The campaign group Mothers at Home Matter said the policy is a “slap in the face for two million stay-at-home mothers.”

Pro-family advocates in Ireland are warning the British that the budget reflects the government’s commitment to furthering a socialist agenda, agreed to at the European level, to reduce incentives for staying at home, and force mothers into the workforce — and children into state-sponsored child care with new child benefit and tax rules.

Kathy Sinnott, a former Member of the European Parliament and a Dublin-based family activist, echoed the criticisms coming from stay-at-home mothers’ groups, saying that the plan relates to the EU “Barcelona Agreement” of 2001 to which all member states of the EU are signatory. The agreement commits state governments to ensure that by 2010 one-third of children under three years old must be raised in state childcare, with 90 percent by their third birthday.

Sinnott called this part of the EU’s basic socialist agenda to override the rights of families and transfer the responsibilities of raising children to the state. She quotes one Socialist MEP who spoke during the European Parliamentary debate on the agreement in 2008, saying that this is not just enable women to work, but that “it is a better way to raise children.”

The Socialist MEP, Sinnott said, went on to explain that “parents could not be relied on to form children into the ‘right’ kind of citizens.”

In 2009, Irish Family Affairs Minister Mary Hanafin confirmed that similar cuts to the Irish children’s allowance was intended to push the country further towards the goal of compliance with the Agreement. Finance Minister Brian Lenihan said the government proposed to make up the loss to families by offering “free” childcare for all children under three.

Advocates of the scheme, estimated to cost €280m extra per year, included the Minister for Social Protection, the National Women’s Council of Ireland and the British children’s charity Barnardos.

In a new document, these groups have called for the “Scandinavian” model of universal publicly funded childcare for children 0-12 as a “reform of One Parent Family Payment.” They said that this will support children’s “well-being and development,” reduce child poverty, support “women’s labour market participation” and “gender equality in caring roles.”

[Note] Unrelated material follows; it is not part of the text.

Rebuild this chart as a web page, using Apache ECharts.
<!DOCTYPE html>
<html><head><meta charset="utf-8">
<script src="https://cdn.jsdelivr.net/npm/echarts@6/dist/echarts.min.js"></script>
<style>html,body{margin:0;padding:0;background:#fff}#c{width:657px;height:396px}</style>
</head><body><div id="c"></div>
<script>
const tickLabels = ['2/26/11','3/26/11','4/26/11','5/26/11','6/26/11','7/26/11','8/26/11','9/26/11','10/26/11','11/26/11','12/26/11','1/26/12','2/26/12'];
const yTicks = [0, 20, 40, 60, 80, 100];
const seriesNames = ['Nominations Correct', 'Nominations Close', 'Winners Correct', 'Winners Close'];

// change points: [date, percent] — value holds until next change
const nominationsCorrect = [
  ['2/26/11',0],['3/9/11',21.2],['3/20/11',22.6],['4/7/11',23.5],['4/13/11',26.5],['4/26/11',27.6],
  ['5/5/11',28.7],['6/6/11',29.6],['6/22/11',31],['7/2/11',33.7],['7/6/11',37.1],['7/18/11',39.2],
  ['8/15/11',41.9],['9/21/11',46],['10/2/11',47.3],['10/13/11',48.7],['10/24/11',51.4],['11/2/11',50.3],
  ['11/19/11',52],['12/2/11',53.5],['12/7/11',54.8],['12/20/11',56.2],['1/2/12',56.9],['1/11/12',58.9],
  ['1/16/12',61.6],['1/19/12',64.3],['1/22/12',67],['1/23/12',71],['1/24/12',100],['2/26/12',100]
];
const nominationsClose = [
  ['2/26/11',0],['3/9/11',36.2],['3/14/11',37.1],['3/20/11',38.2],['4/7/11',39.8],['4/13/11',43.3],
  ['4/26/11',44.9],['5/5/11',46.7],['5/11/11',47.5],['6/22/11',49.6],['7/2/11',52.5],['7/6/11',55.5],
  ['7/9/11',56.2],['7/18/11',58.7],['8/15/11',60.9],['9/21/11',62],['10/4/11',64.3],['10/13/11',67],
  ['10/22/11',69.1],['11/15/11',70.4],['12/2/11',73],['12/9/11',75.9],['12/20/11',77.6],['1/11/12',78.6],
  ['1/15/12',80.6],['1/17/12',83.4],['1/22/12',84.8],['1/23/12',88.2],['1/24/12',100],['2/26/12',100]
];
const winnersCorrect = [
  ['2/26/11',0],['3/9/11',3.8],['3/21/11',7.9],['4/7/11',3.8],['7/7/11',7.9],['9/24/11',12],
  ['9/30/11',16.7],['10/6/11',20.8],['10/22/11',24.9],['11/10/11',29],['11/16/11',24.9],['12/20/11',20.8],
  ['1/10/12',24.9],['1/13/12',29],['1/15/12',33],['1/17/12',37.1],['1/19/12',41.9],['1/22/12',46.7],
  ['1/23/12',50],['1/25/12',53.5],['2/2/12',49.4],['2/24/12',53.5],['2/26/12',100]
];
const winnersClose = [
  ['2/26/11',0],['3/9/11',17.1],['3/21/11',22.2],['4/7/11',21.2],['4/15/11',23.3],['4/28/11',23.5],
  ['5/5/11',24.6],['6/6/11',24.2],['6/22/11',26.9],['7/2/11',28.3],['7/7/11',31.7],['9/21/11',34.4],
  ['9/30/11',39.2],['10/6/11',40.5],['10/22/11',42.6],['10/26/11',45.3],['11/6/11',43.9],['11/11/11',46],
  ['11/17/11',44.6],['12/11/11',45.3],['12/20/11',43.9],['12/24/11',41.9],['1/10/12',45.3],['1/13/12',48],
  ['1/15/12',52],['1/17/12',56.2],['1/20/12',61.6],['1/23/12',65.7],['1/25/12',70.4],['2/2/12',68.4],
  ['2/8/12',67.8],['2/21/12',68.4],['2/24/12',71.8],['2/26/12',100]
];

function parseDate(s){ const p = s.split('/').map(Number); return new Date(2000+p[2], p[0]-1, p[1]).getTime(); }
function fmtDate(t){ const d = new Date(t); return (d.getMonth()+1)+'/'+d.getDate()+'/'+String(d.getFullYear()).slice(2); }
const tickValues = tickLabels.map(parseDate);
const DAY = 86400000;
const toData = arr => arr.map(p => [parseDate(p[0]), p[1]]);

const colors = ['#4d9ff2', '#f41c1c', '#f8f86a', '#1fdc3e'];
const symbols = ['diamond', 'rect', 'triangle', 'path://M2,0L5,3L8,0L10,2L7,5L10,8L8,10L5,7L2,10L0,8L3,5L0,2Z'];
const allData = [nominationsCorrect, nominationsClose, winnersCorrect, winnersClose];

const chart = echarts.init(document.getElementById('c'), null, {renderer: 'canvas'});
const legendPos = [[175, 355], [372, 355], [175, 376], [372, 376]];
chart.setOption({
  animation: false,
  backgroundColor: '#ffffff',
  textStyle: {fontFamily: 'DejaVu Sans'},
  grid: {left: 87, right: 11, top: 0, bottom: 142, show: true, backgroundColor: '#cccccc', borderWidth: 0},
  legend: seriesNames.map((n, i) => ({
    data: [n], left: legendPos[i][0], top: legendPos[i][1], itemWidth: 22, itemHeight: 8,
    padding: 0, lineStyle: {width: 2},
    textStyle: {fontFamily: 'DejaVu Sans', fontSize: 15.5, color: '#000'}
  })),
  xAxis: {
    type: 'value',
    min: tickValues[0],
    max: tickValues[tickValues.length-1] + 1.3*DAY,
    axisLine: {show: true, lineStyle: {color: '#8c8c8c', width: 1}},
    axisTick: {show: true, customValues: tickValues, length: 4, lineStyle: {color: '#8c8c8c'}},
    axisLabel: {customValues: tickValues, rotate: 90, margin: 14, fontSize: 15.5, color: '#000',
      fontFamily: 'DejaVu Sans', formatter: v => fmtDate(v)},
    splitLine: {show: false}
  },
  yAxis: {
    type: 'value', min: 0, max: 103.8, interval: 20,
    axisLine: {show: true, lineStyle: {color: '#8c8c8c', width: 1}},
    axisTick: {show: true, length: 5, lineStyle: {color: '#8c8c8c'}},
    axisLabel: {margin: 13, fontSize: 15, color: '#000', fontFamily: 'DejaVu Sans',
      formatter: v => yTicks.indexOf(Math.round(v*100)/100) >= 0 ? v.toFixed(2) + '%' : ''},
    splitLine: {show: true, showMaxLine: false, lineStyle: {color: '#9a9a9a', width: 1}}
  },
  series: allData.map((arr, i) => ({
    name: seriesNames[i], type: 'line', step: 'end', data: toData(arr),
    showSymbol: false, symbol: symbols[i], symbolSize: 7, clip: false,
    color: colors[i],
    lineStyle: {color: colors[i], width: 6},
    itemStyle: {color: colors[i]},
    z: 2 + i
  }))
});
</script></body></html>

Nora Bennis of the Mothers Alliance, commented on where the €2 billion budget for the project is coming from. “It appears that all child benefits and allowances paid to parents will be taken from parents and transferred to bodies like Barnardos and the National Women’s Council for their new so-called ‘prioritizing childcare’ projects,” she said.

Parents who do not work and put their children into professional childcare, Bennis said, “will get no child benefit or allowances whatsoever.”

“This is the Scandinavian model that has destroyed so many children psychologically, emotionally and spiritually for decades in Sweden,” she said. “Is this what we want for our children?”

Sweden invariably receives top marks from international child-protection groups like UNICEF, especially for its government-funded day care. But parents’ rights groups and Christian organisations have warned that the country is among the worst places to raise a child in terms of parental rights and freedoms.

The Home School Legal Defence Association has identified Sweden, along with Germany, as the most oppressive countries in the world for parents wanting to raise children without the interference of the state.

HSLDA Director of International Relations Michael Donnelly said, “The situation in Sweden went from bad to worse after the new education law passed in June 2010, and dozens of families have fled in the past two years. We call upon Swedish officials to recognize the right of parents to direct the education of their children, explicitly protected in fundamental human rights documents.”